First, the point has been made that although we think of SSS as adding realism to surfaces which don’t reflect 100% of the light that strikes them, the effect of SSS can be used for other purposes. It can add some depth to the surfaces for toon style rendering, and can even completely change the look of an object. For some examples, see the following product pages at the DAZ 3D store.
- Subsurface Shader Base – Several examples of how it affects images. The cover image itself shows how using the SSS shader can completely change the look of the model.
- Subsurface Toon Shaders – Shows using the Subsurface Shader Base shader in cartoon style renders.
- Subsurface Gummy & Plastic Shaders – Shows using the base shader to simulate soft plastic and even gummy materials.

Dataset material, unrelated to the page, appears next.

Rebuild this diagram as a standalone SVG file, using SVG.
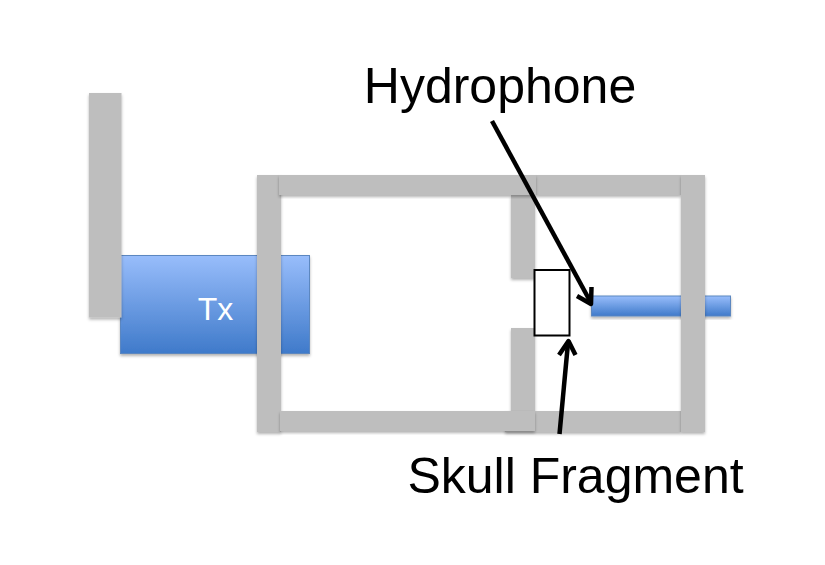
<svg xmlns="http://www.w3.org/2000/svg" width="825" height="565" viewBox="0 0 825 565">
<style>
.g{fill:#bebebe;filter:url(#s)}
.b{stroke:#5b87c0;stroke-width:1;filter:url(#s)}
.a{fill:none;stroke:#000;stroke-width:4.500;stroke-linecap:butt;stroke-linejoin:round}
text{font-family:"Liberation Sans",Arial,sans-serif}
.l{font-size:50px;fill:#000}
</style>
<defs>
<linearGradient id="bg" x1="0" y1="0" x2="0" y2="1"><stop offset="0" stop-color="#98bdfb"/><stop offset="1" stop-color="#3f7aca"/></linearGradient>
<filter id="s" x="-20%" y="-20%" width="140%" height="140%"><feDropShadow dx="0" dy="2" stdDeviation="1.500" flood-color="#000" flood-opacity="0.3"/></filter>
</defs>
<rect width="825" height="565" fill="#fff"/>
<g id="tx"><rect class="b" x="120.500" y="255.500" width="189" height="98" fill="url(#bg)"/><text x="215.500" y="320" font-size="32" fill="#fff" text-anchor="middle">Tx</text></g>
<g id="hydrophone-rod"><rect class="b" x="591.500" y="296" width="139" height="20" fill="url(#bg)"/></g>
<g id="mount"><rect class="g" x="89" y="93" width="32.500" height="224.500"/></g>
<g id="frame">
<rect class="g" x="536" y="175" width="145" height="20"/>
<rect class="g" x="511" y="195" width="24" height="83"/>
<rect class="g" x="511" y="328" width="24" height="84"/>
<rect class="g" x="505" y="411" width="176" height="21"/>
<rect class="g" x="257" y="175" width="24" height="257"/>
<rect class="g" x="279" y="175" width="257" height="20"/>
<rect class="g" x="280" y="411" width="255" height="20"/>
<rect class="g" x="681" y="175" width="24" height="257"/>
</g>
<g id="skull-fragment"><rect x="534.500" y="270" width="35" height="65.500" fill="#fff" stroke="#000" stroke-width="2"/></g>
<g id="connectors">
<path class="a" d="M492 121L590 301"/>
<path class="a" d="M577 296L591 304L591.500 287"/>
<path class="a" d="M559.500 434L568 343"/>
<path class="a" d="M559 355L568.500 341L575.500 355"/>
</g>
<g id="labels">
<text class="l" x="500" y="103" text-anchor="middle">Hydrophone</text>
<text class="l" x="575.500" y="493" text-anchor="middle">Skull Fragment</text>
</g>
</svg>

Note: I don’t get any commission if you choose to buy any of these products. :) I’m actually referencing them because they have example images that show the effects.
DAZ Studio – SSS Shader
We’ve had a couple of good discussions about the Subsurface Shader Base that is available for free for DAZ Studio. These discussions have largely been about how the shader works. It was actually one of these discussions which spawned my initial blog posts. I wanted to capture a couple of important points here.
Pre or Post?
The first point was asking for some clarification about how the selection of either Pre or Post processing of the SSS effect changes the resulting calculations. Age of Armour (Will) was kind enough to provide us with some information in this thread on the DAZ 3D forums.
The choice to Pre or Post application of the SSS effect has to do with how the surface values are calculated. For the Pre option, the calculation is:
( (Diffuse map * Diffuse Color * Diffuse strength) * Lighting ) + (Subsurface Calculation * Lighting)
This basically means that the Diffuse surface color is calculated, then the SSS effect is added to the result.
When chosing the Post option for the SSS effect, the calculation looks significantly different.
( (Subsurface Calculation * Lighting) * (Diffuse map * Diffuse Color) ) + ( (Diffuse Map * Diffuse Color * Diffuse strength) * Lighting )
In this case, there are two calculations that use the Diffuse surface settings. In the first part, the SSS effect is multiplied by the diffuse color. Note that the diffuse strength is not factored in at this point, it is simply creates a version of the diffuse color which is tinted by the subsurface effect. The second part of that equation is a standard diffuse surface calculation. The two diffuse colors are then added together to arrive at the final color for the surface.
The Origins of SSS
The ideas and concepts around subsurface scattering for the purpose of computer graphics were first described in a paper titled “A Practical Model for Subsurface Light Transport” presented to the ACM Siggraph conference by Henrik Wann Jensen, Stephen R. Marschner, Marc Levoy, and Pat Hanrahan. Warning for those who seek to understand SSS at that level, this is NOT trivial mathematics by any stretch. I cannot be held responsible for any damage to your brain from trying to read the paper.